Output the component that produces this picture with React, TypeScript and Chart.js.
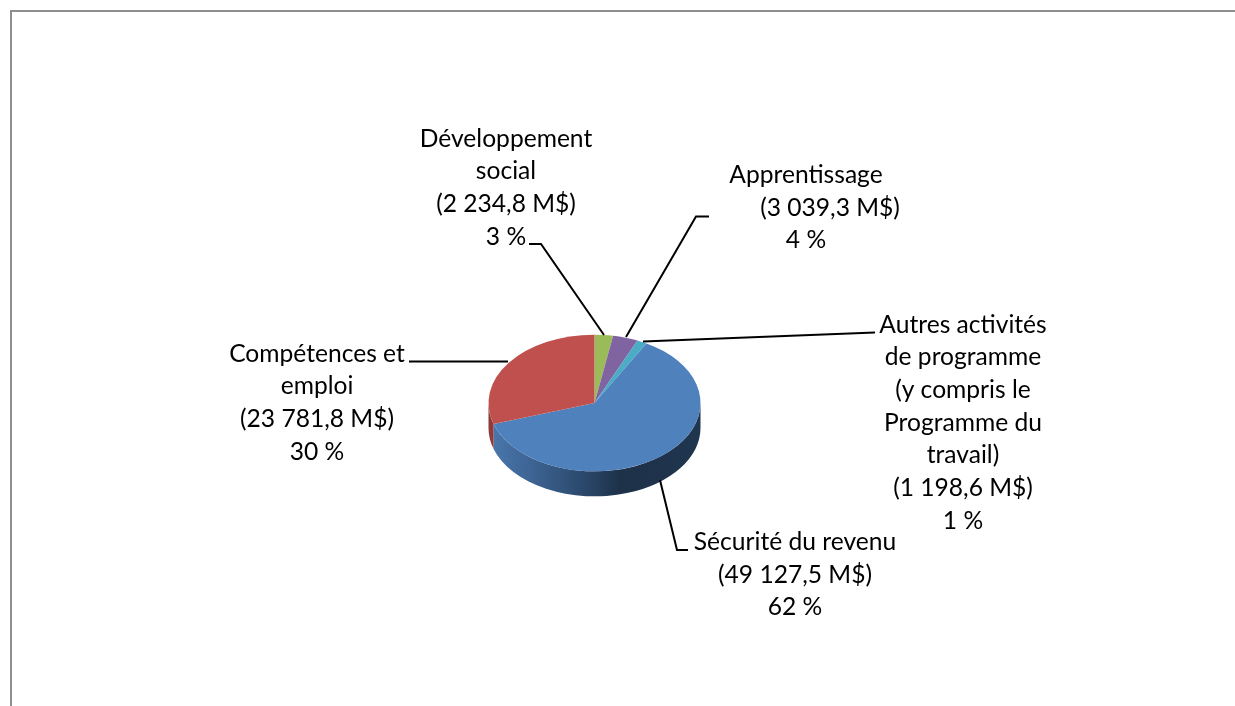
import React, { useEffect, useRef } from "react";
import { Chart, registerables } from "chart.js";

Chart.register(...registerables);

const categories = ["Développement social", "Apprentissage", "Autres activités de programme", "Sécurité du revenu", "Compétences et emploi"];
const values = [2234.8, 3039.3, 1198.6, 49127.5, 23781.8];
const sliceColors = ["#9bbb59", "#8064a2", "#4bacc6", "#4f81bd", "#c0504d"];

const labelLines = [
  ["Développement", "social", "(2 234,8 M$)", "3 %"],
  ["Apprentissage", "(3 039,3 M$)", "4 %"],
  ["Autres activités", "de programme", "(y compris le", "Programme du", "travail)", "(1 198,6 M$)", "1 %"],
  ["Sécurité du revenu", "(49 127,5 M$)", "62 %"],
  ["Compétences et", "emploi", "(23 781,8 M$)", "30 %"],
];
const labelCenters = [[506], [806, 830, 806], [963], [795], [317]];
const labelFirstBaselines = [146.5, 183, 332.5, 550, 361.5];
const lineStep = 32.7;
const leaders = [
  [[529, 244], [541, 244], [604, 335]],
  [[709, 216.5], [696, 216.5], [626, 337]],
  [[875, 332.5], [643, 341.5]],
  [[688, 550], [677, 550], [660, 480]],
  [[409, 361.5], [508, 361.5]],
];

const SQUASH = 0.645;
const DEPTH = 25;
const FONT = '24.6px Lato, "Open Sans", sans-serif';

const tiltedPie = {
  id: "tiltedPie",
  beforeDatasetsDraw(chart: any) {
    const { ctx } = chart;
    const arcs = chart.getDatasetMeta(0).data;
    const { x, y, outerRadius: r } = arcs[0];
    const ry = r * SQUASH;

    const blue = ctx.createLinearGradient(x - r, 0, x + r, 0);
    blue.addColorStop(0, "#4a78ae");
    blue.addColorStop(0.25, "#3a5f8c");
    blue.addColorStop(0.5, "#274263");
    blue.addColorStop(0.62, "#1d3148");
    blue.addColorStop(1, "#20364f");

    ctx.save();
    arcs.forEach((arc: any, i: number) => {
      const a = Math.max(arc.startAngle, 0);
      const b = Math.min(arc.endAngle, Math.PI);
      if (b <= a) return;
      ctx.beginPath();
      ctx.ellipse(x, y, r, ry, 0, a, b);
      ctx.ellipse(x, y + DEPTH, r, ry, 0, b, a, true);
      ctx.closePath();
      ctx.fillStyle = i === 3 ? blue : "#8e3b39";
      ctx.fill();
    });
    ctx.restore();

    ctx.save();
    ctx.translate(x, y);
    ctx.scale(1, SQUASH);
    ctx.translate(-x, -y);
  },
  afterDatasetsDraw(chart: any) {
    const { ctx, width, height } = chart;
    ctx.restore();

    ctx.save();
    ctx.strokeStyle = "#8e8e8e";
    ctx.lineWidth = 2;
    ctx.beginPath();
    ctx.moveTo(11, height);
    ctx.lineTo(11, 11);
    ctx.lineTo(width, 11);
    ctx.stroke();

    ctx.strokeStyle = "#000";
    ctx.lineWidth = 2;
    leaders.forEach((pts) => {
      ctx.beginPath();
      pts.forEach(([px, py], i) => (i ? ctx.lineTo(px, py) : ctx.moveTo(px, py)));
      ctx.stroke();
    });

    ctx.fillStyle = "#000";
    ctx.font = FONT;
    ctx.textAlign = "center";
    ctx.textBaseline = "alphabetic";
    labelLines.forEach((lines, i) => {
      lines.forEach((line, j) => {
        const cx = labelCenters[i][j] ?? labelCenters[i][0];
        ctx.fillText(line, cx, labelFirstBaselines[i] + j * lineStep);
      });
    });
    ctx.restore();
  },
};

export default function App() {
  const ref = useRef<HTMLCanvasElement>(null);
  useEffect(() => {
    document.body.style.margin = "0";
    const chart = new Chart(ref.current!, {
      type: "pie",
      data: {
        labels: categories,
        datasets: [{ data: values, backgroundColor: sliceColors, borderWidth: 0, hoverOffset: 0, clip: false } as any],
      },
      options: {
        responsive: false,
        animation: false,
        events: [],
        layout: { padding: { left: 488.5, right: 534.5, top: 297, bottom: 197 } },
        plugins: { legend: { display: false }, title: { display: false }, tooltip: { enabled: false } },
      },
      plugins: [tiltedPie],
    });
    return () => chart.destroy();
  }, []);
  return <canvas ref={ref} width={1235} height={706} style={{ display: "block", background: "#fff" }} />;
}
•••
Every line above should be returned word for word, with the pictures left behind.

▶ Task result
Output the component that produces this picture with React, TypeScript and Chart.js.
import React, { useEffect, useRef } from "react";
import { Chart, registerables } from "chart.js";

Chart.register(...registerables);

const categories = ["Développement social", "Apprentissage", "Autres activités de programme", "Sécurité du revenu", "Compétences et emploi"];
const values = [2234.8, 3039.3, 1198.6, 49127.5, 23781.8];
const sliceColors = ["#9bbb59", "#8064a2", "#4bacc6", "#4f81bd", "#c0504d"];

const labelLines = [
  ["Développement", "social", "(2 234,8 M$)", "3 %"],
  ["Apprentissage", "(3 039,3 M$)", "4 %"],
  ["Autres activités", "de programme", "(y compris le", "Programme du", "travail)", "(1 198,6 M$)", "1 %"],
  ["Sécurité du revenu", "(49 127,5 M$)", "62 %"],
  ["Compétences et", "emploi", "(23 781,8 M$)", "30 %"],
];
const labelCenters = [[506], [806, 830, 806], [963], [795], [317]];
const labelFirstBaselines = [146.5, 183, 332.5, 550, 361.5];
const lineStep = 32.7;
const leaders = [
  [[529, 244], [541, 244], [604, 335]],
  [[709, 216.5], [696, 216.5], [626, 337]],
  [[875, 332.5], [643, 341.5]],
  [[688, 550], [677, 550], [660, 480]],
  [[409, 361.5], [508, 361.5]],
];

const SQUASH = 0.645;
const DEPTH = 25;
const FONT = '24.6px Lato, "Open Sans", sans-serif';

const tiltedPie = {
  id: "tiltedPie",
  beforeDatasetsDraw(chart: any) {
    const { ctx } = chart;
    const arcs = chart.getDatasetMeta(0).data;
    const { x, y, outerRadius: r } = arcs[0];
    const ry = r * SQUASH;

    const blue = ctx.createLinearGradient(x - r, 0, x + r, 0);
    blue.addColorStop(0, "#4a78ae");
    blue.addColorStop(0.25, "#3a5f8c");
    blue.addColorStop(0.5, "#274263");
    blue.addColorStop(0.62, "#1d3148");
    blue.addColorStop(1, "#20364f");

    ctx.save();
    arcs.forEach((arc: any, i: number) => {
      const a = Math.max(arc.startAngle, 0);
      const b = Math.min(arc.endAngle, Math.PI);
      if (b <= a) return;
      ctx.beginPath();
      ctx.ellipse(x, y, r, ry, 0, a, b);
      ctx.ellipse(x, y + DEPTH, r, ry, 0, b, a, true);
      ctx.closePath();
      ctx.fillStyle = i === 3 ? blue : "#8e3b39";
      ctx.fill();
    });
    ctx.restore();

    ctx.save();
    ctx.translate(x, y);
    ctx.scale(1, SQUASH);
    ctx.translate(-x, -y);
  },
  afterDatasetsDraw(chart: any) {
    const { ctx, width, height } = chart;
    ctx.restore();

    ctx.save();
    ctx.strokeStyle = "#8e8e8e";
    ctx.lineWidth = 2;
    ctx.beginPath();
    ctx.moveTo(11, height);
    ctx.lineTo(11, 11);
    ctx.lineTo(width, 11);
    ctx.stroke();

    ctx.strokeStyle = "#000";
    ctx.lineWidth = 2;
    leaders.forEach((pts) => {
      ctx.beginPath();
      pts.forEach(([px, py], i) => (i ? ctx.lineTo(px, py) : ctx.moveTo(px, py)));
      ctx.stroke();
    });

    ctx.fillStyle = "#000";
    ctx.font = FONT;
    ctx.textAlign = "center";
    ctx.textBaseline = "alphabetic";
    labelLines.forEach((lines, i) => {
      lines.forEach((line, j) => {
        const cx = labelCenters[i][j] ?? labelCenters[i][0];
        ctx.fillText(line, cx, labelFirstBaselines[i] + j * lineStep);
      });
    });
    ctx.restore();
  },
};

export default function App() {
  const ref = useRef<HTMLCanvasElement>(null);
  useEffect(() => {
    document.body.style.margin = "0";
    const chart = new Chart(ref.current!, {
      type: "pie",
      data: {
        labels: categories,
        datasets: [{ data: values, backgroundColor: sliceColors, borderWidth: 0, hoverOffset: 0, clip: false } as any],
      },
      options: {
        responsive: false,
        animation: false,
        events: [],
        layout: { padding: { left: 488.5, right: 534.5, top: 297, bottom: 197 } },
        plugins: { legend: { display: false }, title: { display: false }, tooltip: { enabled: false } },
      },
      plugins: [tiltedPie],
    });
    return () => chart.destroy();
  }, []);
  return <canvas ref={ref} width={1235} height={706} style={{ display: "block", background: "#fff" }} />;
}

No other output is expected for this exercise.